What Does the Shapiro-Wilk Test Show?

The Shapiro-Wilk test shows whether a set of data follows a normal distribution, the familiar bell-shaped curve where most values cluster around the average. It gives you a p-value and a test statistic (called W) that together tell you if your data’s shape deviates significantly from what you’d expect if it were normally distributed. This matters because many common statistical methods only produce reliable results when the underlying data is at least approximately normal.

What the Test Actually Measures

The Shapiro-Wilk test compares your actual data to what a perfectly normal distribution with the same average and spread would look like. It does this by computing a W statistic, which essentially measures how well your ordered data points match the expected pattern of a normal curve. W ranges from 0 to 1, where a value of 1 means your data perfectly matches a normal distribution. Small values of W indicate a departure from normality.

More specifically, the test takes your data, sorts it from smallest to largest, and then checks how closely that ordered sequence lines up with the theoretical spacing you’d see in a normal sample of the same size. The formula, first proposed in 1965, uses pre-calculated weights based on what normal data “should” look like for your sample size. The numerator captures how well your data matches those expectations, and the denominator measures the total variability in your data. If the ratio is high, your data looks normal. If it’s low, something is off.

How to Read the Results

The test produces two key outputs: the W statistic and a p-value. The p-value is what most people focus on, and interpreting it is straightforward once you understand the test’s starting assumption.

The null hypothesis of the Shapiro-Wilk test is that your data comes from a normal distribution. This means the test assumes normality until proven otherwise. Here’s how to use the p-value:

  • p-value greater than 0.05: You don’t have enough evidence to reject normality. Your data is consistent with a normal distribution, and you can proceed with statistical methods that assume normality.
  • p-value less than 0.05: The distribution is significantly non-normal. Your data departs enough from the bell curve that you should consider using non-parametric methods instead.

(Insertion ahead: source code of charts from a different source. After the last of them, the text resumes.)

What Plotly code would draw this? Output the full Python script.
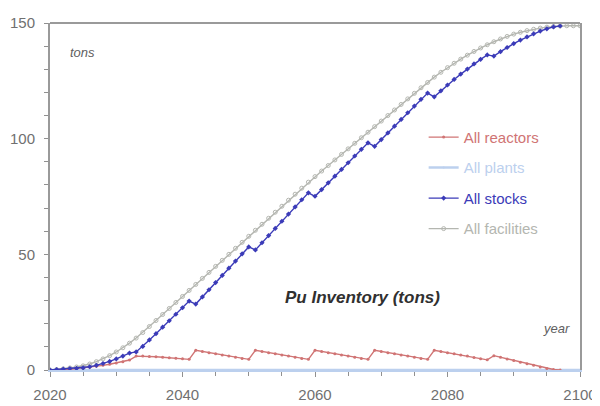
import plotly.graph_objects as go

years = list(range(2020, 2101))

reactors = [0.0, 0.0, 0.1, 0.3, 0.6, 0.9, 1.2, 1.6, 2.0, 2.5,
            3.0, 3.6, 4.3, 6.0, 6.0, 5.8, 5.7, 5.5, 5.3, 5.1,
            4.9, 4.6, 8.5, 8.0, 7.5, 7.0, 6.5, 6.0, 5.5, 5.0,
            4.6, 8.5, 8.0, 7.5, 7.0, 6.5, 6.0, 5.5, 5.0, 4.6,
            8.5, 8.0, 7.5, 7.0, 6.5, 6.0, 5.5, 5.0, 4.6, 8.5,
            8.0, 7.5, 7.0, 6.5, 6.0, 5.5, 5.0, 4.6, 8.5, 8.0,
            7.5, 7.0, 6.5, 6.0, 5.4, 4.9, 4.4, 6.2, 5.5, 4.8,
            4.1, 3.4, 2.7, 2.0, 1.3, 0.7, 0.2, 0.0, None, None,
            None]

plants = [0.0, 0.0, 0.0, 0.0, 0.0, 0.0, 0.0, 0.0, 0.0, 0.0,
          0.0, 0.0, 0.0, 0.0, 0.0, 0.0, 0.0, 0.0, 0.0, 0.0,
          0.0, 0.0, 0.0, 0.0, 0.0, 0.0, 0.0, 0.0, 0.0, 0.0,
          0.0, 0.0, 0.0, 0.0, 0.0, 0.0, 0.0, 0.0, 0.0, 0.0,
          0.0, 0.0, 0.0, 0.0, 0.0, 0.0, 0.0, 0.0, 0.0, 0.0,
          0.0, 0.0, 0.0, 0.0, 0.0, 0.0, 0.0, 0.0, 0.0, 0.0,
          0.0, 0.0, 0.0, 0.0, 0.0, 0.0, 0.0, 0.0, 0.0, 0.0,
          0.0, 0.0, 0.0, 0.0, 0.0, 0.0, 0.0, 0.0, 0.0, 0.0,
          0.0]

stocks = [0.0, 0.2, 0.4, 0.6, 0.7, 0.9, 1.4, 2.0, 2.8, 3.7,
          4.8, 6.0, 7.3, 7.8, 10.2, 13.0, 15.7, 18.5, 21.3, 24.1,
          26.9, 29.8, 28.5, 31.6, 34.7, 37.8, 40.9, 44.0, 47.1, 50.2,
          53.2, 51.9, 55.0, 58.1, 61.2, 64.3, 67.4, 70.5, 73.6, 76.6,
          75.1, 78.0, 80.9, 83.8, 86.7, 89.6, 92.5, 95.4, 98.2, 96.7,
          99.6, 102.5, 105.4, 108.3, 111.2, 114.1, 117.0, 119.7, 118.1, 120.7,
          123.2, 125.6, 127.9, 130.1, 132.3, 134.3, 136.2, 135.7, 137.6, 139.4,
          141.1, 142.6, 144.0, 145.3, 146.5, 147.5, 148.3, 148.7, None, None,
          None]

facilities = [0.0, 0.2, 0.5, 0.9, 1.3, 1.8, 2.6, 3.6, 4.8, 6.2,
              7.8, 9.6, 11.6, 13.8, 16.2, 18.8, 21.4, 24.0, 26.6, 29.2,
              31.8, 34.4, 37.0, 39.6, 42.2, 44.8, 47.4, 50.0, 52.6, 55.2,
              57.8, 60.4, 63.0, 65.6, 68.2, 70.8, 73.4, 76.0, 78.6, 81.2,
              83.6, 86.0, 88.4, 90.8, 93.2, 95.6, 98.0, 100.4, 102.8, 105.2,
              107.6, 110.0, 112.4, 114.8, 117.2, 119.6, 122.0, 124.3, 126.6, 128.7,
              130.7, 132.6, 134.4, 136.1, 137.7, 139.2, 140.6, 141.9, 143.1, 144.2,
              145.2, 146.0, 146.7, 147.3, 147.8, 148.2, 148.5, 148.7, 148.8, 148.8,
              148.8]

# (name, values, colour, marker symbol, marker size, legend rank); drawn in list order
series = [
    ("All facilities", facilities, "#b4b6b0", "circle-open", 4, 4),
    ("All plants", plants, "#bcd0ee", "circle", 2, 2),
    ("All reactors", reactors, "#d07474", "circle", 3, 1),
    ("All stocks", stocks, "#3b3bb8", "diamond", 4, 3),
]

fig = go.Figure()
for name, vals, col, sym, msz, rank in series:
    fig.add_trace(go.Scatter(
        x=years, y=vals, mode="lines+markers",
        name=f"<span style='color:{col}'>{name}</span>",
        legendgroup=name, legendrank=rank,
        line=dict(color=col, width=1.4 if name != "All plants" else 2.5),
        marker=dict(color=col, size=msz, symbol=sym),
        connectgaps=False,
    ))

# the page body adds an 8px offset, so the figure is 8px smaller than the window
fig.update_layout(
    width=592, height=398,
    paper_bgcolor="white", plot_bgcolor="white",
    margin=dict(l=42, r=20, t=15, b=36),
    font=dict(family="Liberation Sans, Arial, sans-serif", size=15, color="#707070"),
    showlegend=True,
    legend=dict(
        x=0.705, y=0.718, xanchor="left", yanchor="top",
        bgcolor="rgba(0,0,0,0)", font=dict(size=15),
        tracegroupgap=8, itemwidth=30, traceorder="grouped",
    ),
    xaxis=dict(
        range=[2020, 2100], tickvals=[2020, 2040, 2060, 2080, 2100],
        showgrid=False, zeroline=False, automargin=False,
        showline=True, linecolor="#bcd0ee", linewidth=2,
        ticks="outside", ticklen=5, tickcolor="#909090", tickwidth=1,
        minor=dict(dtick=5, ticks="outside", ticklen=4, tickcolor="#909090"),
        ticklabelstandoff=5,
    ),
    yaxis=dict(
        range=[0, 150], tickvals=[0, 50, 100, 150],
        showgrid=False, zeroline=False, automargin=False,
        showline=True, linecolor="#9a9a9a", linewidth=2, mirror=True,
        ticks="outside", ticklen=4, tickcolor="#909090", tickwidth=1,
        minor=dict(dtick=10, ticks="outside", ticklen=4, tickcolor="#909090"),
        ticklabelstandoff=6,
    ),
    shapes=[dict(type="line", xref="paper", yref="paper", x0=0, x1=1, y0=1, y1=1,
                 line=dict(color="#9a9a9a", width=2))],
    annotations=[
        dict(text="<i>tons</i>", xref="paper", yref="paper", x=0.034, y=0.915,
             xanchor="left", yanchor="middle", showarrow=False,
             font=dict(size=13, color="#606060")),
        dict(text="<i>year</i>", xref="paper", yref="paper", x=0.985, y=0.12,
             xanchor="right", yanchor="middle", showarrow=False,
             font=dict(size=13, color="#606060")),
        dict(text="<b><i>Pu Inventory (tons)</i></b>", xref="paper", yref="paper",
             x=0.44, y=0.21, xanchor="left", yanchor="middle", showarrow=False,
             font=dict(size=17, color="#303030")),
    ],
)

fig.write_html("out.html")
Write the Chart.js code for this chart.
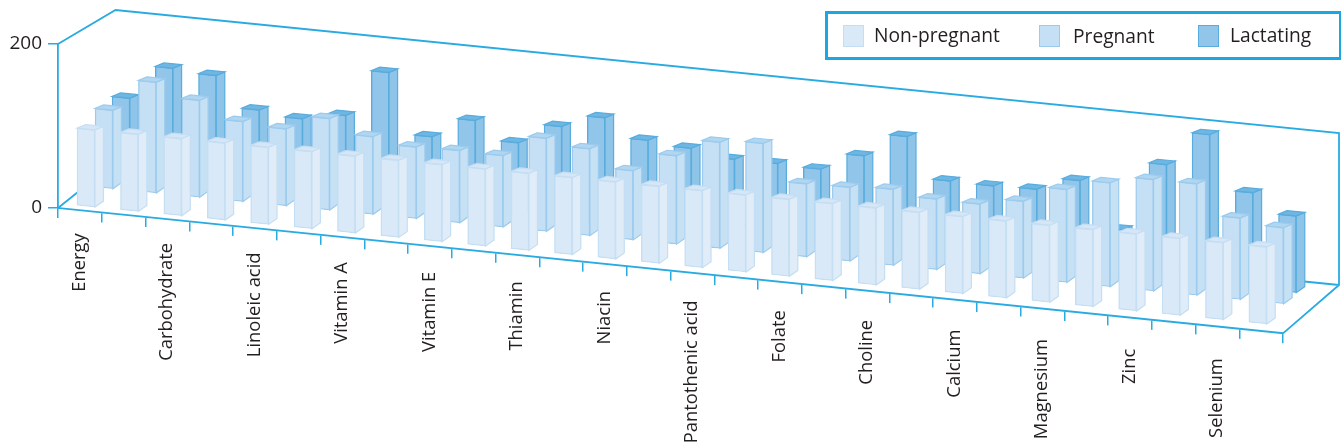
<!DOCTYPE html>
<html>
<head>
<meta charset="utf-8">
<title>Nutrient requirements</title>
<script src="https://cdn.jsdelivr.net/npm/chart.js@4/dist/chart.umd.min.js"></script>
<style>
  body { margin: 0; background: #fff; }
  #wrap { position: relative; width: 1341px; height: 447px; overflow: hidden; }
  #legend {
    position: absolute; left: 824.5px; top: 10.5px; width: 511px; height: 43px;
    border: 3px solid #1ca7e0; margin: 0; padding: 0; list-style: none;
    font: 19.2px "Open Sans", sans-serif; color: #231f20;
  }
  #legend li { position: absolute; top: 0; height: 43px; line-height: 43px; white-space: nowrap; }
  #legend li:nth-child(1) { left: 15.5px; }
  #legend li:nth-child(2) { left: 211.5px; }
  #legend li:nth-child(3) { left: 370.5px; }
  #legend i { display: inline-block; width: 19px; height: 20px; border: 1px solid; vertical-align: -4px; }
  #legend span { position: absolute; top: -1px; }
  #legend li:nth-child(1) span { left: 31px; }
  #legend li:nth-child(2) span { left: 34px; top: 0; }
  #legend li:nth-child(3) span { left: 32px; }
</style>
</head>
<body>
<div id="wrap">
  <canvas id="chart" width="1341" height="447"></canvas>
  <ul id="legend"></ul>
</div>
<script>
// every other tick carries a name
const categories = [
  'Energy', '', 'Carbohydrate', '', 'Linoleic acid', '', 'Vitamin A', '',
  'Vitamin E', '', 'Thiamin', '', 'Niacin', '', 'Pantothenic acid', '',
  'Folate', '', 'Choline', '', 'Calcium', '', 'Magnesium', '',
  'Zinc', '', 'Selenium', ''
];
const yTicks = [0, 200];

const nonPregnant = [
  100, 100, 100, 100, 100, 100, 100, 100, 100, 100, 100, 100, 100, 100,
  100, 100, 100, 100, 100, 100, 100, 100, 100, 100, 100, 100, 100, 100
];
const pregnant = [
  103, 145, 127, 105, 101, 120, 102, 94, 95, 94, 122, 114, 91, 116,
  139, 143, 96, 97, 100, 93, 92, 101, 122, 136, 146, 146, 107, 100
];
const lactating = [
  108, 153, 149, 109, 103, 113, 175, 96, 123, 99, 126, 143, 119, 114,
  105, 105, 103, 126, 157, 104, 103, 104, 121, 62, 153, 198, 127, 102
];

// where each row of bars sits on the floor of the box
const rows = [
  { x0: 86,  step: 43.4,  y0: 206,   rise: 4.33, k: 0.951 },
  { x0: 104, step: 43.36, y0: 187.7, rise: 4.26, k: 0.939 },
  { x0: 121, step: 43.2,  y0: 178.5, rise: 4.19, k: 0.927 }
];
const faces = [
  { side: '#e0edf9', top: '#d6e6f6', line: '#c4def3' },
  { side: '#c6e0f4', top: '#b1d6f0', line: '#9ccbee' },
  { side: '#8fc4e9', top: '#6fb6e2', line: '#58acde' }
];
const AXIS = '#29abe2';
const INK = '#231f20';
const AXIS_SLOPE = 0.1023;
const LABEL_SLOPE = 0.11;
const BAR_DEPTH = 8.5;

// matrix that maps the flat plot onto one row of the box
function rowMatrix(chart, index) {
  const r = rows[index];
  const xs = chart.scales.x;
  const base = chart.scales.y.getPixelForValue(0);
  const band = xs.width / categories.length;
  const a = r.step / band;
  const e = r.x0 - a * (xs.left + band / 2);
  const s = r.rise / r.step;
  return { a, b: s * a, d: r.k, e, f: r.y0 + s * (e - r.x0 + 9) - r.k * base };
}

function project(m, x, y) {
  return [m.a * x + m.e, m.b * x + m.d * y + m.f];
}

function poly(ctx, pts, fill, line) {
  ctx.beginPath();
  pts.forEach((p, i) => i ? ctx.lineTo(p[0], p[1]) : ctx.moveTo(p[0], p[1]));
  ctx.closePath();
  ctx.fillStyle = fill;
  ctx.fill();
  ctx.strokeStyle = line;
  ctx.lineWidth = 1.2;
  ctx.stroke();
}

// shear the x axis line, ticks and labels along the front of the floor
function shearAxis(scale) {
  if (scale.sheared) return;
  scale.sheared = true;
  const ctx = scale.ctx;
  ['drawGrid', 'drawBorder'].forEach(name => {
    const orig = scale[name];
    scale[name] = function (area) {
      ctx.save();
      ctx.transform(1, AXIS_SLOPE, 0, 1, 0, -AXIS_SLOPE * scale.left);
      orig.call(scale, area);
      ctx.restore();
    };
  });
  const compute = scale._computeLabelItems;
  scale._computeLabelItems = function (area) {
    const items = compute.call(scale, area);
    items.forEach(item => {
      const t = item.options.translation;
      t[1] += LABEL_SLOPE * (t[0] - scale.left);
      t[0] -= 0.5;
    });
    return items;
  };
}

const box3d = {
  id: 'box3d',
  beforeDatasetsDraw(chart) {
    const ctx = chart.ctx;
    const { x, y } = chart.scales;
    const top = y.getPixelForValue(200);
    const floor = y.getPixelForValue(0);
    const endY = floor + AXIS_SLOPE * x.width;
    ctx.save();
    ctx.strokeStyle = AXIS;
    ctx.lineWidth = 1.8;
    ctx.beginPath();
    ctx.moveTo(x.left, top);
    ctx.lineTo(x.left + 57.5, top - 34);
    ctx.lineTo(x.right + 56, top + 89);
    ctx.lineTo(x.right + 56, floor + 77);
    ctx.lineTo(x.right, endY);
    ctx.moveTo(x.right + 56, floor + 77);
    ctx.lineTo(x.left + 57.5, floor - 46);
    ctx.lineTo(x.left, floor);
    ctx.stroke();
    ctx.restore();
  },
  beforeDatasetDraw(chart, args) {
    const m = rowMatrix(chart, args.index);
    chart.ctx.save();
    chart.ctx.transform(m.a, m.b, 0, m.d, m.e, m.f);
  },
  afterDatasetDraw(chart, args) {
    const ctx = chart.ctx;
    ctx.restore();
    const m = rowMatrix(chart, args.index);
    const face = faces[args.index];
    ctx.save();
    args.meta.data.forEach(bar => {
      const half = bar.width / 2;
      const tl = project(m, bar.x - half, bar.y);
      const tr = project(m, bar.x + half, bar.y);
      const br = project(m, bar.x + half, bar.base);
      const dx = BAR_DEPTH;
      poly(ctx, [tr, br, [br[0] + dx, br[1] - 6], [tr[0] + dx, tr[1] - 3.5]], face.side, face.line);
      poly(ctx, [tl, tr, [tr[0] + dx, tr[1] - 3.5], [tl[0] + dx, tl[1] - 3.5]], face.top, face.line);
    });
    ctx.restore();
  }
};

const makeSet = (label, data, fill, line) => ({
  label, data,
  backgroundColor: fill,
  borderColor: line,
  borderWidth: 1.4,
  borderSkipped: false,
  barThickness: 18,
  grouped: false,
  clip: false
});

const chart = new Chart(document.getElementById('chart').getContext('2d'), {
  type: 'bar',
  data: {
    labels: categories,
    datasets: [
      makeSet('Non-pregnant', nonPregnant, '#d9e9f8', faces[0].line),
      makeSet('Pregnant', pregnant, '#c5dff4', faces[1].line),
      makeSet('Lactating', lactating, '#91c5ea', faces[2].line)
    ]
  },
  options: {
    responsive: false,
    animation: false,
    layout: { padding: { top: 44, right: 58, left: 0, bottom: 0 } },
    plugins: { legend: { display: false }, tooltip: { enabled: false } },
    scales: {
      x: {
        beforeUpdate: shearAxis,
        afterFit(s) { s.height = 239; },
        grid: { color: AXIS, lineWidth: 1.5, drawOnChartArea: false, tickLength: 10 },
        border: { color: AXIS, width: 1.8 },
        ticks: {
          autoSkip: false, minRotation: 90, maxRotation: 90, padding: 14,
          color: INK, font: { family: '"Open Sans", sans-serif', size: 18.4 }
        }
      },
      y: {
        min: 0,
        max: 200,
        afterFit(s) { s.width = 58; },
        afterBuildTicks(s) { s.ticks = yTicks.map(value => ({ value })); },
        grid: { color: AXIS, lineWidth: 1.5, drawOnChartArea: false, tickLength: 10 },
        border: { color: AXIS, width: 1.8 },
        ticks: { padding: 6, color: INK, font: { family: '"Open Sans", sans-serif', size: 19 } }
      }
    }
  },
  plugins: [box3d]
});

// legend entries come from the datasets
document.getElementById('legend').innerHTML = chart.data.datasets.map(ds =>
  `<li><i style="background:${ds.backgroundColor};border-color:${ds.borderColor}"></i><span>${ds.label}</span></li>`
).join('');
</script>
</body>
</html>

A common mistake is reading a high p-value as “proof” that your data is normal. It isn’t. It just means the test didn’t detect a significant departure. With a very small sample, the test may lack the power to detect real deviations, so a non-significant result doesn’t guarantee normality.

Why Normality Matters for Other Tests

The reason people run the Shapiro-Wilk test in the first place is that many widely used statistical methods assume the data is normally distributed. T-tests, ANOVA, Pearson correlation, and linear regression all rely on this assumption to varying degrees. If your data isn’t normal and you run these tests anyway, your p-values and confidence intervals may be unreliable.

Checking normality with Shapiro-Wilk is typically one of the first steps in any analysis that involves these parametric methods. If the test flags your data as non-normal, you’d generally switch to alternatives: a Mann-Whitney U test instead of an independent t-test, a Kruskal-Wallis test instead of ANOVA, or Spearman correlation instead of Pearson. These non-parametric alternatives don’t assume a bell curve and work with data of any shape.

Where the Test Works Best

The Shapiro-Wilk test is generally considered one of the most powerful normality tests available, meaning it’s better at correctly detecting non-normal data than many alternatives. It performs particularly well with small to moderate sample sizes, roughly 3 to 50 observations, which is where many real-world datasets in research and business fall.

With very large samples (hundreds or thousands of data points), the test becomes extremely sensitive. It will flag even trivial, practically meaningless deviations from perfect normality as statistically significant. In real data, nothing is ever perfectly normal, so a large enough sample will almost always produce a significant result. This doesn’t necessarily mean the data is too non-normal to use parametric tests on. It just means the test is picking up on tiny imperfections that won’t affect your analysis in any meaningful way.

For this reason, statisticians recommend not relying on the Shapiro-Wilk test alone when your sample is large. Visual checks become more useful at that point.

Combining With Visual Methods

The Shapiro-Wilk test gives you a single yes-or-no answer, but it doesn’t tell you how your data deviates from normality or what shape it actually takes. That’s why it’s best used alongside visual tools that let you see the distribution for yourself.

A Q-Q plot (quantile-quantile plot) is the most common companion. It plots your data points against where they would fall if the data were perfectly normal. If the points follow a straight diagonal line, your data is approximately normal. Curves or S-shapes reveal skewness or heavy tails. A histogram gives you a quick visual impression of the overall shape, letting you spot obvious skew or multiple peaks. Together, these tools tell you not just whether your data is non-normal, but in what way, which helps you decide what to do about it.

The best practice is to use all three: the Shapiro-Wilk p-value for a formal statistical check, a Q-Q plot for detail on where the deviations occur, and a histogram for the big picture. If all three point the same direction, you can be confident in your conclusion about the data’s shape.